**The exercise:**
Omitting the pictures, copy exactly each line from the one containing "Convert this chart" up to and including the one containing "from matplotlib.transforms import Affine2D".

### Supplied information ###

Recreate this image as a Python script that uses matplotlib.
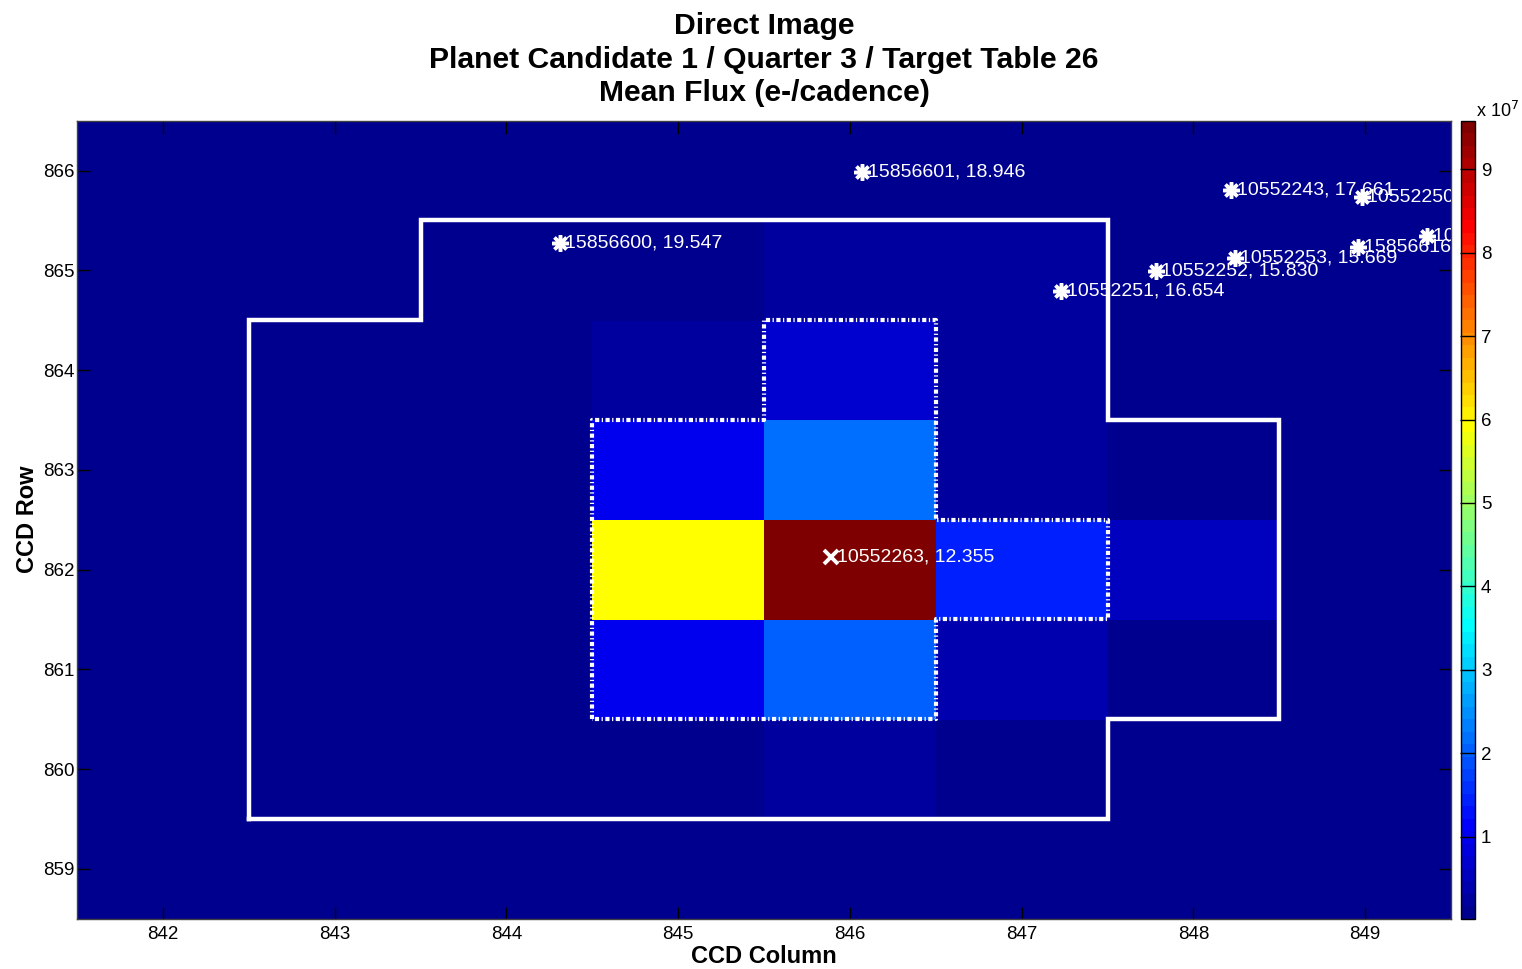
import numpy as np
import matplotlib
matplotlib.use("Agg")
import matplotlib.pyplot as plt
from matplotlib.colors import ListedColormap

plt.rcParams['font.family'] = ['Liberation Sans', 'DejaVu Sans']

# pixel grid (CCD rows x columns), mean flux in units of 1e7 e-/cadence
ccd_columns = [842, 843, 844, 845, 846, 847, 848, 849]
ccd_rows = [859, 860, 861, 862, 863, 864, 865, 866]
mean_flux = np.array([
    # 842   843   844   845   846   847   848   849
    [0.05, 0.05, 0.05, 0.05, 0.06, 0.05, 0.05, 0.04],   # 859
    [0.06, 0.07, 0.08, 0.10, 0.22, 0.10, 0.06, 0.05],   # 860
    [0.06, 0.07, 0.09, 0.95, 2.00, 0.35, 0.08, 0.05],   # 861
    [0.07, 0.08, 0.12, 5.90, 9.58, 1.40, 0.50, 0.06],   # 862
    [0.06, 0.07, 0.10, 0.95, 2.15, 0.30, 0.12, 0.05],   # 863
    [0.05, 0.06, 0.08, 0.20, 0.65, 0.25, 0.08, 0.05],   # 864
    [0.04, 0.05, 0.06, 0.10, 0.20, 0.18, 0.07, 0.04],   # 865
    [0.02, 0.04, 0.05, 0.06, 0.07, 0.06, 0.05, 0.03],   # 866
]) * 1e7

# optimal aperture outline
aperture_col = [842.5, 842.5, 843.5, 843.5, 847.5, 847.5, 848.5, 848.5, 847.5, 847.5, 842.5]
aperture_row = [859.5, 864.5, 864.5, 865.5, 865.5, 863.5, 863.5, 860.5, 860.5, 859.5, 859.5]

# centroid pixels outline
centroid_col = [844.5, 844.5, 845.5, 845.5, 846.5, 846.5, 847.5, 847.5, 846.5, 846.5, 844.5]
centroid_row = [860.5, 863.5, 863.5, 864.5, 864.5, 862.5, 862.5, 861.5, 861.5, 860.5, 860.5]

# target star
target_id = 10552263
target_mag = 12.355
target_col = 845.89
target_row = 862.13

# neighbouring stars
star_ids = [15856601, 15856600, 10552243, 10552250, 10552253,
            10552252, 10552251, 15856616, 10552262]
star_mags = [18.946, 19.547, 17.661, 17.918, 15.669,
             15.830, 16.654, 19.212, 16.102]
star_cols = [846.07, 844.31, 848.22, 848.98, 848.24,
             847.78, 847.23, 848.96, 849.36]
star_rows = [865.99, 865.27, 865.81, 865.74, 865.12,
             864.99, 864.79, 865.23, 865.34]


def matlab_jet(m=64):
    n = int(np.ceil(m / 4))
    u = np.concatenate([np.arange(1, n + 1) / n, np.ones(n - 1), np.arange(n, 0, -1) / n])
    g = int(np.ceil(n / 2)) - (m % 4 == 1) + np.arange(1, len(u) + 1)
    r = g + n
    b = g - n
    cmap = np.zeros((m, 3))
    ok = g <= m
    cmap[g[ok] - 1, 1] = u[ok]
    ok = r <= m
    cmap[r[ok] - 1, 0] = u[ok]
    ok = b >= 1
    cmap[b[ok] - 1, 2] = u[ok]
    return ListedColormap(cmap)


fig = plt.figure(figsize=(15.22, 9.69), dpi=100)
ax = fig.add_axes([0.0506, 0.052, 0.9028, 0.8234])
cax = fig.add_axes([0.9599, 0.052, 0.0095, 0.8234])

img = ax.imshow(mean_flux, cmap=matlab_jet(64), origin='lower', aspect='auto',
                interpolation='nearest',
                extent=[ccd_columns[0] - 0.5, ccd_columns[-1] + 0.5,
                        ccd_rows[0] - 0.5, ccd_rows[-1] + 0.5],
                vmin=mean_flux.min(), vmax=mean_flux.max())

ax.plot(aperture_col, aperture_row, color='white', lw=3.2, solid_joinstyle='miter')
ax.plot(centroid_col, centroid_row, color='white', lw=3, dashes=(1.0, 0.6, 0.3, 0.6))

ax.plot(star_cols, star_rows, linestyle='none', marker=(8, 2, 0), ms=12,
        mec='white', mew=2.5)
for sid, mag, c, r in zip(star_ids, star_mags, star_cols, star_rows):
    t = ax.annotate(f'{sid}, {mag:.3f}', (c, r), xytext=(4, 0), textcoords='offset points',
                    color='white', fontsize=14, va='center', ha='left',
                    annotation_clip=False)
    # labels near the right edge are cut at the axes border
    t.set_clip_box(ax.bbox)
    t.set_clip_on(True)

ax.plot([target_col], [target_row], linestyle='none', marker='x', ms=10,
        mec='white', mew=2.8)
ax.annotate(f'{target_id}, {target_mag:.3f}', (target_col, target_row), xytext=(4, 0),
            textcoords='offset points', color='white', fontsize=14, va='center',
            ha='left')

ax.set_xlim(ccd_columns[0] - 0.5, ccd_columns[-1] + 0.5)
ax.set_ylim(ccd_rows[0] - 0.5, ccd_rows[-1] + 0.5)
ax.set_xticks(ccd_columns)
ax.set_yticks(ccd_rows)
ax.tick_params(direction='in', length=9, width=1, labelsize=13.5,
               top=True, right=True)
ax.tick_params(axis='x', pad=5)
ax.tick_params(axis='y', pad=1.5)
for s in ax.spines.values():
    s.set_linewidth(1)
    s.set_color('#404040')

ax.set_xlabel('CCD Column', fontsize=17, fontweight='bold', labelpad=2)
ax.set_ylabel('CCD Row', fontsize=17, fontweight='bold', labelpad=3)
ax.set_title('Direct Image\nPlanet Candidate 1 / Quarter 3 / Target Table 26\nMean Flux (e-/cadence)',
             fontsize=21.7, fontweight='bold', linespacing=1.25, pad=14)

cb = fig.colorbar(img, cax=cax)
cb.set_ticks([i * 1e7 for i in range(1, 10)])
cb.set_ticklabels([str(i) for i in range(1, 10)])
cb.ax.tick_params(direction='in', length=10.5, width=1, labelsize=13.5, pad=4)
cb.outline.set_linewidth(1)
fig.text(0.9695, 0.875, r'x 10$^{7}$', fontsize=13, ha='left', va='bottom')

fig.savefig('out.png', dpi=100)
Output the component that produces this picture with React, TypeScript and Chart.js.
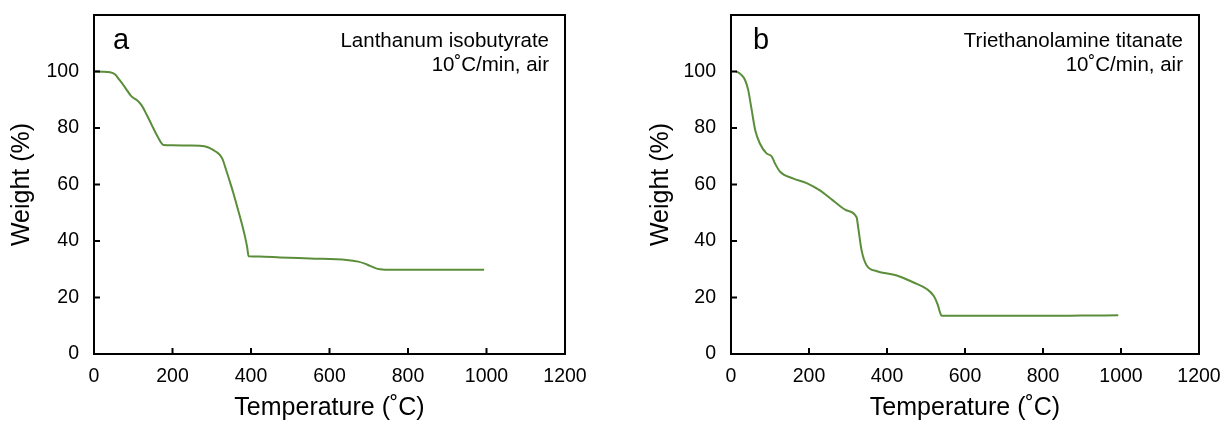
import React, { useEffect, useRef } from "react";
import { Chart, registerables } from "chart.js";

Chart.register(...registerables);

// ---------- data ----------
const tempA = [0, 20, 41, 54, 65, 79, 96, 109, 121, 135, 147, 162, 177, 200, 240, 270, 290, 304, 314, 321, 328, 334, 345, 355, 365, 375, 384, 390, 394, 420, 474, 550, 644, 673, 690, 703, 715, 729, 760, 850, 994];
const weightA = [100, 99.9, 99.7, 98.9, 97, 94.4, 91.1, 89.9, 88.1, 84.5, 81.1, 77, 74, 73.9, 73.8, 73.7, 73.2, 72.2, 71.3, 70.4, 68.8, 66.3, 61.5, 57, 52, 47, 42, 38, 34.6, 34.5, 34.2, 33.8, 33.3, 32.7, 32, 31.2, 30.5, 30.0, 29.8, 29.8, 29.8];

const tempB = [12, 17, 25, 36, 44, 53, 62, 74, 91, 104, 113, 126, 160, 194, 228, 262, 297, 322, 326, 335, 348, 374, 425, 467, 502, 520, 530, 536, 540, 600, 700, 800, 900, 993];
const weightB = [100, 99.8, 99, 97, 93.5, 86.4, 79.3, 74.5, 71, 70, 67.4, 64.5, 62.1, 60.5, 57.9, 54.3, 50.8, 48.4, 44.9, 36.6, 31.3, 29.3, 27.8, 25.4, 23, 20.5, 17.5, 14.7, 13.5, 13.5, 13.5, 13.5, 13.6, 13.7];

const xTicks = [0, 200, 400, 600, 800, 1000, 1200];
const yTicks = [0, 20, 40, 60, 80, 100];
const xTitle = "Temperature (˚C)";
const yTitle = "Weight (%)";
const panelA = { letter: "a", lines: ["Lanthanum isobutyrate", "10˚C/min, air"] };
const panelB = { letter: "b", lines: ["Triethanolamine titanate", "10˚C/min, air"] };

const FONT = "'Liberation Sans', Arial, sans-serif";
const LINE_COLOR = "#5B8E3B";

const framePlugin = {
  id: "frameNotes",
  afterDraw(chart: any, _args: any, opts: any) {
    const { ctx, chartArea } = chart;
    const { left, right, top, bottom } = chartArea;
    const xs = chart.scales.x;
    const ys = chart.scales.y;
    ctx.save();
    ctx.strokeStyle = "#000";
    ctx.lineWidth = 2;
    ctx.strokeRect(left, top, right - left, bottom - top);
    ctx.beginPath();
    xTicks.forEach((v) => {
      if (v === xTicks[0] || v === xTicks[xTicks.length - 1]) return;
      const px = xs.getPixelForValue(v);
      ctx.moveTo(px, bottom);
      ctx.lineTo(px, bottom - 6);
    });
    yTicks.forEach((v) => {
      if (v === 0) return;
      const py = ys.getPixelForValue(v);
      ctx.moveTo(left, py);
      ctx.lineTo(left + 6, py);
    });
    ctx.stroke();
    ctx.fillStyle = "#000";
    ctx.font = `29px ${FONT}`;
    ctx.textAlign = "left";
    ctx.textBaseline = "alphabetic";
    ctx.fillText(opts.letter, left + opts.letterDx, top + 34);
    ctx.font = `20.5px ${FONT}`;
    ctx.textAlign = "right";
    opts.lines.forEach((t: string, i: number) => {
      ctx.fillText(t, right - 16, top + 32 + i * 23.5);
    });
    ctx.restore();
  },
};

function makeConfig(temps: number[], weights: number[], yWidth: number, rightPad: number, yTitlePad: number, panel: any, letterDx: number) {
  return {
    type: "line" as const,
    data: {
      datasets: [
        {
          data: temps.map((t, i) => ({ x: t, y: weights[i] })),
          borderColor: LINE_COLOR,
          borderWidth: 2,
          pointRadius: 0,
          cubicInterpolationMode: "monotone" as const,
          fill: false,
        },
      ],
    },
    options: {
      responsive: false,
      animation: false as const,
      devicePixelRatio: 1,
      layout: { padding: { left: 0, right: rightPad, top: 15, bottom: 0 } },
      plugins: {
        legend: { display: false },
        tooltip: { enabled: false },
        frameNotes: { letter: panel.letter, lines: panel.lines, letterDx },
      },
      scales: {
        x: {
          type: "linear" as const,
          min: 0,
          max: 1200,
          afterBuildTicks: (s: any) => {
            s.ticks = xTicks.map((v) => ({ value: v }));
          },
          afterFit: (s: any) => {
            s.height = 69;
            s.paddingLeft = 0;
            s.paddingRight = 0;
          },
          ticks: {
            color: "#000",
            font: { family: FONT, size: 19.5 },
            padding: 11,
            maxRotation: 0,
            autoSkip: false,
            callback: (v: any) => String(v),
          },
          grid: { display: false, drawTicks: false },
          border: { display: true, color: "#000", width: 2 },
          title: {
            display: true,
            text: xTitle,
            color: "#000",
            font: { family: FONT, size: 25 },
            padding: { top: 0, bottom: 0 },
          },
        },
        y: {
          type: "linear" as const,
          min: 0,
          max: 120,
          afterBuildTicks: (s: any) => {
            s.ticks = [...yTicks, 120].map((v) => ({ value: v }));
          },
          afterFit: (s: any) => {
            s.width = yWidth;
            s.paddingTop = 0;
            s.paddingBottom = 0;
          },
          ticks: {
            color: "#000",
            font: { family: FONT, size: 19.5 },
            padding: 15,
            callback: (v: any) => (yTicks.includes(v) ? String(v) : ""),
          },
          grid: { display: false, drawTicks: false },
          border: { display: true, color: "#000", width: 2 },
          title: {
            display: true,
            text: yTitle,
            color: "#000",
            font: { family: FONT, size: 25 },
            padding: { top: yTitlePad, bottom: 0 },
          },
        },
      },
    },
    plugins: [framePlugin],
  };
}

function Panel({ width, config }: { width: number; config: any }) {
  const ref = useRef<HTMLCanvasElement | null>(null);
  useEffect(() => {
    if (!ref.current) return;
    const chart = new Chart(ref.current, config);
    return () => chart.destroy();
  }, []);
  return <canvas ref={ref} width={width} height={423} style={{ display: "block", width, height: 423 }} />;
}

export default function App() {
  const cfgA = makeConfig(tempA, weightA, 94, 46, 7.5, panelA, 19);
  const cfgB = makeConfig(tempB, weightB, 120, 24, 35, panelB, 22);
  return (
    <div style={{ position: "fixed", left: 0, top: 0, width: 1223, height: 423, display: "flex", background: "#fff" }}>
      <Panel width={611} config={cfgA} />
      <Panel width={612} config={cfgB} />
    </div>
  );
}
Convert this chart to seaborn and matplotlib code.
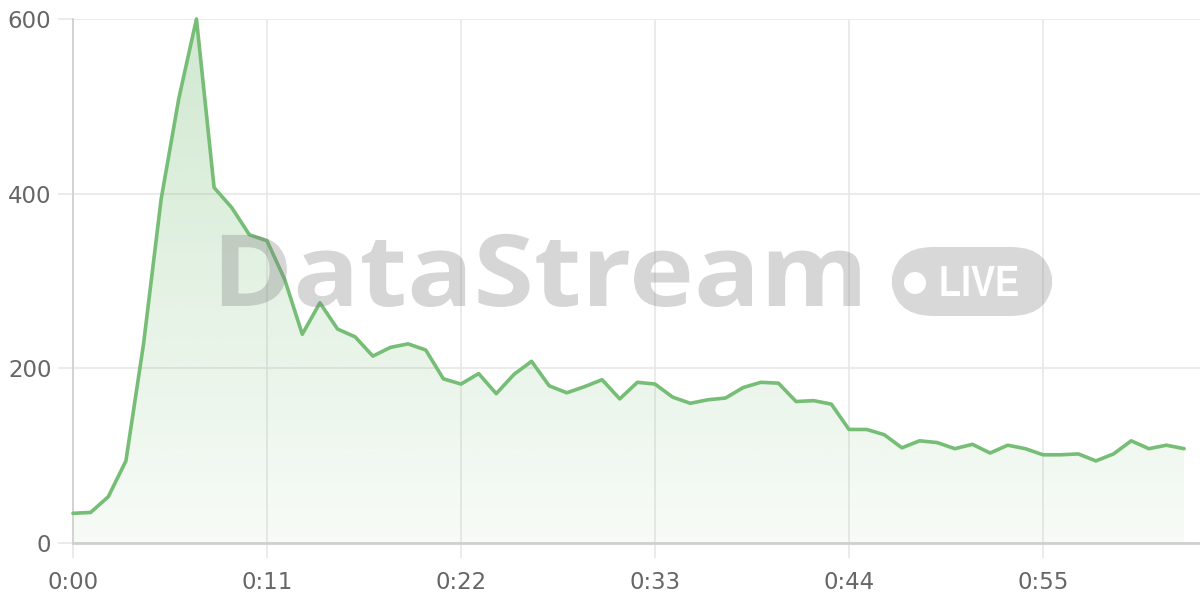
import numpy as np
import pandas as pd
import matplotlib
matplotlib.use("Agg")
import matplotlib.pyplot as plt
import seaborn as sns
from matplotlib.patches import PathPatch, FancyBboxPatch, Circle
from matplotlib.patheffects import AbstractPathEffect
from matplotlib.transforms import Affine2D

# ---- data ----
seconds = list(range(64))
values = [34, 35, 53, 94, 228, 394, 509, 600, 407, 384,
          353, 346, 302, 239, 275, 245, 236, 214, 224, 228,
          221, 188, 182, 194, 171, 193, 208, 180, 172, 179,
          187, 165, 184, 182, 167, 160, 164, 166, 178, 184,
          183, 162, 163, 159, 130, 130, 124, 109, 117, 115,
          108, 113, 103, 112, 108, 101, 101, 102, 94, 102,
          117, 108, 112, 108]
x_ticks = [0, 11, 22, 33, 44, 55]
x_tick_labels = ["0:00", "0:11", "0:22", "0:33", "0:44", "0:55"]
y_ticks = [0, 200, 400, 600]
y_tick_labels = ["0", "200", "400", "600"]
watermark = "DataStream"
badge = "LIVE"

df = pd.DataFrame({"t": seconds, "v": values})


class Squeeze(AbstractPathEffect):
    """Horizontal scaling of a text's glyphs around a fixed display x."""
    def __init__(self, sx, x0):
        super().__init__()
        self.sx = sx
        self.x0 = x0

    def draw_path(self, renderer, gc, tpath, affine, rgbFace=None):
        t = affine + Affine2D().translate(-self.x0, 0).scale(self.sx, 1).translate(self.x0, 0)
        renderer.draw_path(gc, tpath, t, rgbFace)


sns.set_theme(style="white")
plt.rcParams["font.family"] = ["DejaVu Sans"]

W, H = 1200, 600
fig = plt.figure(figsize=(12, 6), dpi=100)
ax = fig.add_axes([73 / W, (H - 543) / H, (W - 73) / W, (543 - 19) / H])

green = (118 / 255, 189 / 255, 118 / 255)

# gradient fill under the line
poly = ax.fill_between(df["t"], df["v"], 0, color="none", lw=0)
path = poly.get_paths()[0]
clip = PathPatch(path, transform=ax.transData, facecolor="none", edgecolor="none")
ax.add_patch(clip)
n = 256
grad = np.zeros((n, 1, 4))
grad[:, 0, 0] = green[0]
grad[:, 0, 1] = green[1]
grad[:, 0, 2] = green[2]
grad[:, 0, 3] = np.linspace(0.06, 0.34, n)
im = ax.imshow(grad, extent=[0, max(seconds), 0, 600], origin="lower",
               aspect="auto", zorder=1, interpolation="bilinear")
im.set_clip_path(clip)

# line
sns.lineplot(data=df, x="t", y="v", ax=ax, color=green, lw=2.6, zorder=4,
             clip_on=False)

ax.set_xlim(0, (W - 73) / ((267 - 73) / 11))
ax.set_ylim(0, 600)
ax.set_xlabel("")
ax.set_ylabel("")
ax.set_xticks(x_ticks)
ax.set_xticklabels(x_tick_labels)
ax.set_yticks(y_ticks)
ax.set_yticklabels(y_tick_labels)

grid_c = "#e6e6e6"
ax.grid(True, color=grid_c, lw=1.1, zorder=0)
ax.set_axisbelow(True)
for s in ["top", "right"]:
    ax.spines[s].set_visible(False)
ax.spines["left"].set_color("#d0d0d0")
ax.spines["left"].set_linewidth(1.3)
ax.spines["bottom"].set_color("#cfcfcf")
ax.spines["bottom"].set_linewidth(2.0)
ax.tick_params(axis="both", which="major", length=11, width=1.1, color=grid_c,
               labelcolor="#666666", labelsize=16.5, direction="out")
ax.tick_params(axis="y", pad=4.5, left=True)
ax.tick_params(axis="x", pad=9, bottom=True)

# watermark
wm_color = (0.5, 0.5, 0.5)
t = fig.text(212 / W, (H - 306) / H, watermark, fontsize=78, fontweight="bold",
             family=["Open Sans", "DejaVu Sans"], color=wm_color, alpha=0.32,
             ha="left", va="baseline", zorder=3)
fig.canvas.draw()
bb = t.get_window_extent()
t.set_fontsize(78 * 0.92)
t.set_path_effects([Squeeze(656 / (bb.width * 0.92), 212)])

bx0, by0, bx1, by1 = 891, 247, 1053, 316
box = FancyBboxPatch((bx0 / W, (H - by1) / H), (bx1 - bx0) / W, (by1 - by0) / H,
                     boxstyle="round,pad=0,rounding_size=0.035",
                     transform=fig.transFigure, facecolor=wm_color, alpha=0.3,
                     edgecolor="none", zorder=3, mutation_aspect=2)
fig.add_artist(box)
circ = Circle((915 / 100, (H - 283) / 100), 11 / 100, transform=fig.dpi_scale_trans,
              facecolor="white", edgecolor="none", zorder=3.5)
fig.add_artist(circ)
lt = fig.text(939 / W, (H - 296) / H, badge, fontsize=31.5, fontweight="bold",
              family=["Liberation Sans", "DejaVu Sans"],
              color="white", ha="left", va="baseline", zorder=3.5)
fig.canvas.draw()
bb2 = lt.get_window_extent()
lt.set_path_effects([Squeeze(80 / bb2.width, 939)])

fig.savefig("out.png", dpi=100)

###

**Solution to the problem:**
Convert this chart to seaborn and matplotlib code.
import numpy as np
import pandas as pd
import matplotlib
matplotlib.use("Agg")
import matplotlib.pyplot as plt
import seaborn as sns
from matplotlib.patches import PathPatch, FancyBboxPatch, Circle
from matplotlib.patheffects import AbstractPathEffect
from matplotlib.transforms import Affine2D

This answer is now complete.